"Every family has its labels. There's the "responsible one," the "troublemaker," the "baby," the " shy one." These roles aren't always written down, but they get handed out and reinforced in countless small ways: the jokes at family dinners, the stories told at holiday gatherings, the nicknames that stick long after they're funny. In my family, I was the "koala bear." Not because I loved animals, but because I clung to my mom-literally."
"If there was a preschool event or a birthday party, there I was, wrapped around her leg, reluctant to let go. The nickname was meant affectionately, but it carried weight. It became shorthand for "shy, clingy, anxious." Even as I grew older, that image of me as the koala bear was repeated in family stories. The thing is, those early roles often linger long after we've grown, evolved, and built lives that bear little resemblance to who we were at age five."
"So why are family perceptions so hard to shake? Part of it is that families are our first mirrors. Long before peers or teachers mattered, parents and siblings reflected back to us who we were. Those reflections shaped the earliest versions of our self-concept. And families love stories. They build identity through the tales they tell about us: the first time we got lost at the grocery store, the year we struck out in Little League, the spelling bee we won."
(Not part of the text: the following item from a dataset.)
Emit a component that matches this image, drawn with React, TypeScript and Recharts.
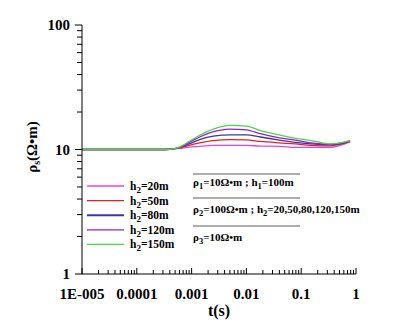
import { Legend, Line, LineChart, XAxis, YAxis } from "recharts";

const T = [1e-5, 1e-4, 2.5e-4, 4e-4, 6e-4, 9e-4, 1.4e-3, 2.5e-3, 5e-3, 0.01, 0.018, 0.04, 0.078, 0.15, 0.34, 0.78];
const H20 = [10, 10, 10, 10.05, 10.2, 10.45, 10.6, 10.8, 10.8, 10.8, 10.65, 10.6, 10.4, 10.4, 10.4, 11.5];
const H50 = [10, 10, 10, 10.05, 10.3, 10.8, 11.3, 11.8, 12.0, 11.95, 11.6, 11.3, 11.1, 10.8, 10.7, 11.6];
const H80 = [10, 10, 10, 10.05, 10.35, 11.1, 12.0, 12.8, 13.1, 13.1, 12.6, 11.9, 11.4, 11.1, 10.9, 11.7];
const H120 = [10, 10, 10, 10.05, 10.4, 11.4, 12.6, 13.9, 14.6, 14.4, 13.4, 12.4, 11.9, 11.3, 11.0, 11.8];
const H150 = [10, 10, 10, 10.05, 10.45, 11.6, 13.0, 14.6, 15.6, 15.4, 14.2, 13.1, 12.3, 11.8, 11.1, 11.8];

const SERIES = [
  { key: "h20", name: "20m", values: H20, color: "#e846d8" },
  { key: "h50", name: "50m", values: H50, color: "#e82020" },
  { key: "h80", name: "80m", values: H80, color: "#3838a8" },
  { key: "h120", name: "120m", values: H120, color: "#9420c8" },
  { key: "h150", name: "150m", values: H150, color: "#48d848" },
];

const X_MAJOR = [1e-5, 1e-4, 1e-3, 0.01, 0.1, 1];
const X_LABELS = ["1E-005", "0.0001", "0.001", "0.01", "0.1", "1"];
const Y_MAJOR = [1, 10, 100];
const Y_LABELS = ["1", "10", "100"];
const MINOR_MULT = [2, 3, 4, 5, 6, 7, 8, 9];

const xTicks = [
  ...X_MAJOR,
  ...X_MAJOR.slice(0, -1).flatMap((m) => MINOR_MULT.map((k) => m * k)),
];
const yTicks = [
  ...Y_MAJOR,
  ...Y_MAJOR.slice(0, -1).flatMap((m) => MINOR_MULT.map((k) => m * k)),
];

const data = T.map((t, i) => {
  const row: Record<string, number> = { t };
  SERIES.forEach((s) => (row[s.key] = s.values[i]));
  return row;
});

const FONT = "Liberation Serif";

function XTick(props: any) {
  const { x, y, payload } = props;
  const idx = X_MAJOR.findIndex((m) => Math.abs(m - payload.value) / m < 1e-6);
  const major = idx >= 0;
  return (
    <g>
      <line x1={x} x2={x} y1={y} y2={y - (major ? 6 : 4)} stroke="#000" />
      {major && (
        <text x={x} y={y + 25} textAnchor="middle" fontFamily={FONT} fontWeight="bold" fontSize={15} fill="#000">
          {X_LABELS[idx]}
        </text>
      )}
    </g>
  );
}

function YTick(props: any) {
  const { x, y, payload } = props;
  const idx = Y_MAJOR.findIndex((m) => Math.abs(m - payload.value) / m < 1e-6);
  const major = idx >= 0;
  return (
    <g>
      <line x1={x} x2={x - (major ? 7 : 5)} y1={y} y2={y} stroke="#000" />
      {major && (
        <text x={x - 12} y={y + 5} textAnchor="end" fontFamily={FONT} fontWeight="bold" fontSize={15} fill="#000">
          {Y_LABELS[idx]}
        </text>
      )}
    </g>
  );
}

function LegendContent() {
  return (
    <svg width={110} height={80}>
      {SERIES.map((s, i) => {
        const cy = 8 + i * 14.6;
        return (
          <g key={s.key}>
            <line x1={2} x2={39} y1={cy} y2={cy} stroke={s.color} strokeWidth={s.key === "h80" ? 2 : 1.3} />
            <text x={45} y={cy + 4} fontFamily={FONT} fontWeight="bold" fontSize={11.5} fill="#000">
              h<tspan dy={3} fontSize={9}>2</tspan>
              <tspan dy={-3}>={s.name}</tspan>
            </text>
          </g>
        );
      })}
    </svg>
  );
}

function Sub({ base, sub, rest }: { base: string; sub: string; rest: string }) {
  return (
    <>
      {base}
      <tspan dy={3} fontSize={8.5}>{sub}</tspan>
      <tspan dy={-3}>{rest}</tspan>
    </>
  );
}

export default function App() {
  return (
    <div style={{ position: "absolute", left: 0, top: 0, width: 395, height: 335, background: "#fff" }}>
      <LineChart
        width={395}
        height={335}
        data={data}
        margin={{ top: 25, right: 39, bottom: 21, left: 0 }}
      >
        <XAxis
          dataKey="t"
          type="number"
          scale="log"
          domain={[1e-5, 1]}
          allowDataOverflow
          ticks={xTicks}
          interval={0}
          tickSize={0}
          tickMargin={0}
          tick={<XTick />}
          height={40}
          stroke="#000"
        />
        <YAxis
          type="number"
          scale="log"
          domain={[1, 100]}
          allowDataOverflow
          ticks={yTicks}
          interval={0}
          tickSize={0}
          tickMargin={0}
          tick={<YTick />}
          width={82}
          stroke="#000"
        />
        <Legend
          layout="vertical"
          align="center"
          verticalAlign="middle"
          wrapperStyle={{ left: 85, top: 178, width: 110, height: 80 }}
          content={<LegendContent />}
        />
        {SERIES.map((s) => (
          <Line
            key={s.key}
            dataKey={s.key}
            name={s.name}
            type="monotone"
            stroke={s.color}
            strokeWidth={1.3}
            dot={false}
            isAnimationActive={false}
          />
        ))}
      </LineChart>
      <svg width={395} height={335} style={{ position: "absolute", left: 0, top: 0, pointerEvents: "none" }}>
        <text x={219} y={316} textAnchor="middle" fontFamily={FONT} fontWeight="bold" fontSize={16} fill="#000">
          t(s)
        </text>
        <text transform="translate(37,147) rotate(-90)" textAnchor="middle" fontFamily={FONT} fontWeight="bold" fontSize={15} fill="#000">
          ρ<tspan dy={3} fontSize={10}>s</tspan>
          <tspan dy={-3}>(Ω•m)</tspan>
        </text>
        <g fontFamily={FONT} fontWeight="bold" fontSize={11} fill="#000">
          <line x1={193} x2={300} y1={174} y2={174} stroke="#333" strokeWidth={0.8} />
          <text x={193} y={186}>
            <Sub base="ρ" sub="1" rest="=10Ω•m ; h" />
            <tspan dy={3} fontSize={8.5}>1</tspan>
            <tspan dy={-3}>=100m</tspan>
          </text>
          <line x1={193} x2={300} y1={198} y2={198} stroke="#333" strokeWidth={0.8} />
          <text x={193} y={213}>
            <Sub base="ρ" sub="2" rest="=100Ω•m ; h" />
            <tspan dy={3} fontSize={8.5}>2</tspan>
            <tspan dy={-3}>=20,50,80,120,150m</tspan>
          </text>
          <line x1={193} x2={300} y1={226} y2={226} stroke="#333" strokeWidth={0.8} />
          <text x={193} y={241}>
            <Sub base="ρ" sub="3" rest="=10Ω•m" />
          </text>
        </g>
      </svg>
    </div>
  );
}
Family roles and nicknames are assigned early and reinforced through repeated behaviors, jokes, and stories. Those labels act as mirrors that shape initial self-concept long before peers or teachers influence identity. Family narratives—retold moments like getting lost or winning a spelling bee—become part of a persistent family identity. Group belonging and the desire for stability make questioning assigned roles feel risky and disruptive. As a result, childhood labels often endure well into adulthood, creating a tension between how individuals are seen at home and who they become outside the family.